THE REQUEST: Transcribe the data in full and exactly, omitting any pictures.

STORED DATA:
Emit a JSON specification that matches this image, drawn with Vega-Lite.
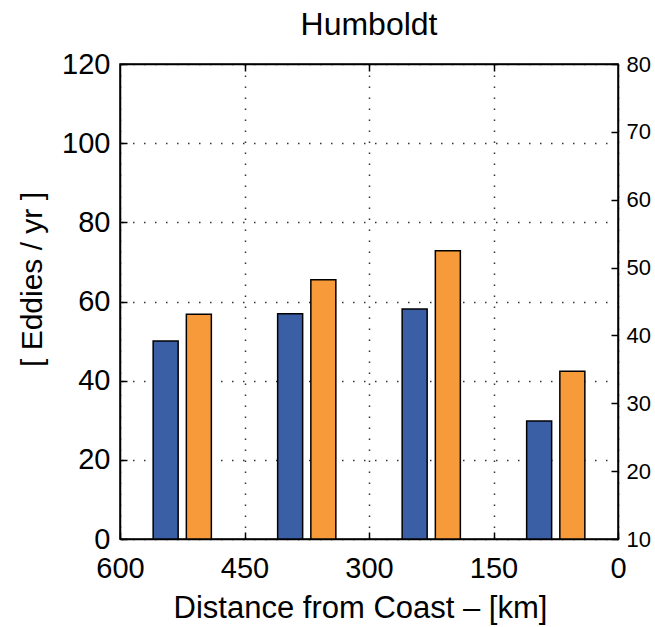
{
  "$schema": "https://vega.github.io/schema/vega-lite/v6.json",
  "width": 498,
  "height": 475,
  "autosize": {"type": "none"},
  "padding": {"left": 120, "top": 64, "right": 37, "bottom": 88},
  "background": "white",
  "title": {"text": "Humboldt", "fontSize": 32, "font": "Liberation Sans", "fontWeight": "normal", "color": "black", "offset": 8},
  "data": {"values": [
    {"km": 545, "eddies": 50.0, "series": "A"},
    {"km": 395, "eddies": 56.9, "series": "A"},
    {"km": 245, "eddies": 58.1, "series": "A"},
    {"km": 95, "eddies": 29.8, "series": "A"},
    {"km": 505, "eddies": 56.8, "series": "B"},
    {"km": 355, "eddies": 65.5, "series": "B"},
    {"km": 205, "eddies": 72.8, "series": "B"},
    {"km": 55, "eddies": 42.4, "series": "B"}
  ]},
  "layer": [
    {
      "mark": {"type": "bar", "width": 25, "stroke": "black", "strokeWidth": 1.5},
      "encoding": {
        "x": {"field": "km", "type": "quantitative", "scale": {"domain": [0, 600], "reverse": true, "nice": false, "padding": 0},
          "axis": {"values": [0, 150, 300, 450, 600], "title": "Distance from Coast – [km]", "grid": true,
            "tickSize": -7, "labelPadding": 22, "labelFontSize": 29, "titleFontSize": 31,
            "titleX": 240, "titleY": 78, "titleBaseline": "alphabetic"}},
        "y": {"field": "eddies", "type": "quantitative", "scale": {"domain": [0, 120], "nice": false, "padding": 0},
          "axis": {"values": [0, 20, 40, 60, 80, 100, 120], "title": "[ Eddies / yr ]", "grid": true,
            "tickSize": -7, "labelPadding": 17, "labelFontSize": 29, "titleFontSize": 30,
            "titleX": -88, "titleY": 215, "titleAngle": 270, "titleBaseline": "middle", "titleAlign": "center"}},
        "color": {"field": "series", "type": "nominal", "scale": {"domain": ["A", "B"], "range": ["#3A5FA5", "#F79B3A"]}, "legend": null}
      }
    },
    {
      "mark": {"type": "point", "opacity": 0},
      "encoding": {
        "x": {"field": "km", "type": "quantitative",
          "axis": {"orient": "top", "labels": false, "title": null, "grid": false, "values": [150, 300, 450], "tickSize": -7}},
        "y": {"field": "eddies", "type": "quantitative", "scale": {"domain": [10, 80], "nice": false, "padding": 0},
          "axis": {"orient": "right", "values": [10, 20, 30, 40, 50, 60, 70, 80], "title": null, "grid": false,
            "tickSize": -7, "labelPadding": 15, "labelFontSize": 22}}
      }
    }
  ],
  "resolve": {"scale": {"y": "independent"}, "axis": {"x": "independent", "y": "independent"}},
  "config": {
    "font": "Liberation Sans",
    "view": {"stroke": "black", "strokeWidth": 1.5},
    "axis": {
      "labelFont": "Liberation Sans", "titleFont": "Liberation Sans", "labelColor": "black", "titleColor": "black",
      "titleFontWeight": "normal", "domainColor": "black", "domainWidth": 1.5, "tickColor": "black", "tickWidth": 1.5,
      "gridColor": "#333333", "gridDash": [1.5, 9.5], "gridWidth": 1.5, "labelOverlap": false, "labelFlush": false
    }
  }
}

EXERCISE ANSWER:
Emit a JSON specification that matches this image, drawn with Vega-Lite.
{
  "$schema": "https://vega.github.io/schema/vega-lite/v6.json",
  "width": 498,
  "height": 475,
  "autosize": {"type": "none"},
  "padding": {"left": 120, "top": 64, "right": 37, "bottom": 88},
  "background": "white",
  "title": {"text": "Humboldt", "fontSize": 32, "font": "Liberation Sans", "fontWeight": "normal", "color": "black", "offset": 8},
  "data": {"values": [
    {"km": 545, "eddies": 50.0, "series": "A"},
    {"km": 395, "eddies": 56.9, "series": "A"},
    {"km": 245, "eddies": 58.1, "series": "A"},
    {"km": 95, "eddies": 29.8, "series": "A"},
    {"km": 505, "eddies": 56.8, "series": "B"},
    {"km": 355, "eddies": 65.5, "series": "B"},
    {"km": 205, "eddies": 72.8, "series": "B"},
    {"km": 55, "eddies": 42.4, "series": "B"}
  ]},
  "layer": [
    {
      "mark": {"type": "bar", "width": 25, "stroke": "black", "strokeWidth": 1.5},
      "encoding": {
        "x": {"field": "km", "type": "quantitative", "scale": {"domain": [0, 600], "reverse": true, "nice": false, "padding": 0},
          "axis": {"values": [0, 150, 300, 450, 600], "title": "Distance from Coast – [km]", "grid": true,
            "tickSize": -7, "labelPadding": 22, "labelFontSize": 29, "titleFontSize": 31,
            "titleX": 240, "titleY": 78, "titleBaseline": "alphabetic"}},
        "y": {"field": "eddies", "type": "quantitative", "scale": {"domain": [0, 120], "nice": false, "padding": 0},
          "axis": {"values": [0, 20, 40, 60, 80, 100, 120], "title": "[ Eddies / yr ]", "grid": true,
            "tickSize": -7, "labelPadding": 17, "labelFontSize": 29, "titleFontSize": 30,
            "titleX": -88, "titleY": 215, "titleAngle": 270, "titleBaseline": "middle", "titleAlign": "center"}},
        "color": {"field": "series", "type": "nominal", "scale": {"domain": ["A", "B"], "range": ["#3A5FA5", "#F79B3A"]}, "legend": null}
      }
    },
    {
      "mark": {"type": "point", "opacity": 0},
      "encoding": {
        "x": {"field": "km", "type": "quantitative",
          "axis": {"orient": "top", "labels": false, "title": null, "grid": false, "values": [150, 300, 450], "tickSize": -7}},
        "y": {"field": "eddies", "type": "quantitative", "scale": {"domain": [10, 80], "nice": false, "padding": 0},
          "axis": {"orient": "right", "values": [10, 20, 30, 40, 50, 60, 70, 80], "title": null, "grid": false,
            "tickSize": -7, "labelPadding": 15, "labelFontSize": 22}}
      }
    }
  ],
  "resolve": {"scale": {"y": "independent"}, "axis": {"x": "independent", "y": "independent"}},
  "config": {
    "font": "Liberation Sans",
    "view": {"stroke": "black", "strokeWidth": 1.5},
    "axis": {
      "labelFont": "Liberation Sans", "titleFont": "Liberation Sans", "labelColor": "black", "titleColor": "black",
      "titleFontWeight": "normal", "domainColor": "black", "domainWidth": 1.5, "tickColor": "black", "tickWidth": 1.5,
      "gridColor": "#333333", "gridDash": [1.5, 9.5], "gridWidth": 1.5, "labelOverlap": false, "labelFlush": false
    }
  }
}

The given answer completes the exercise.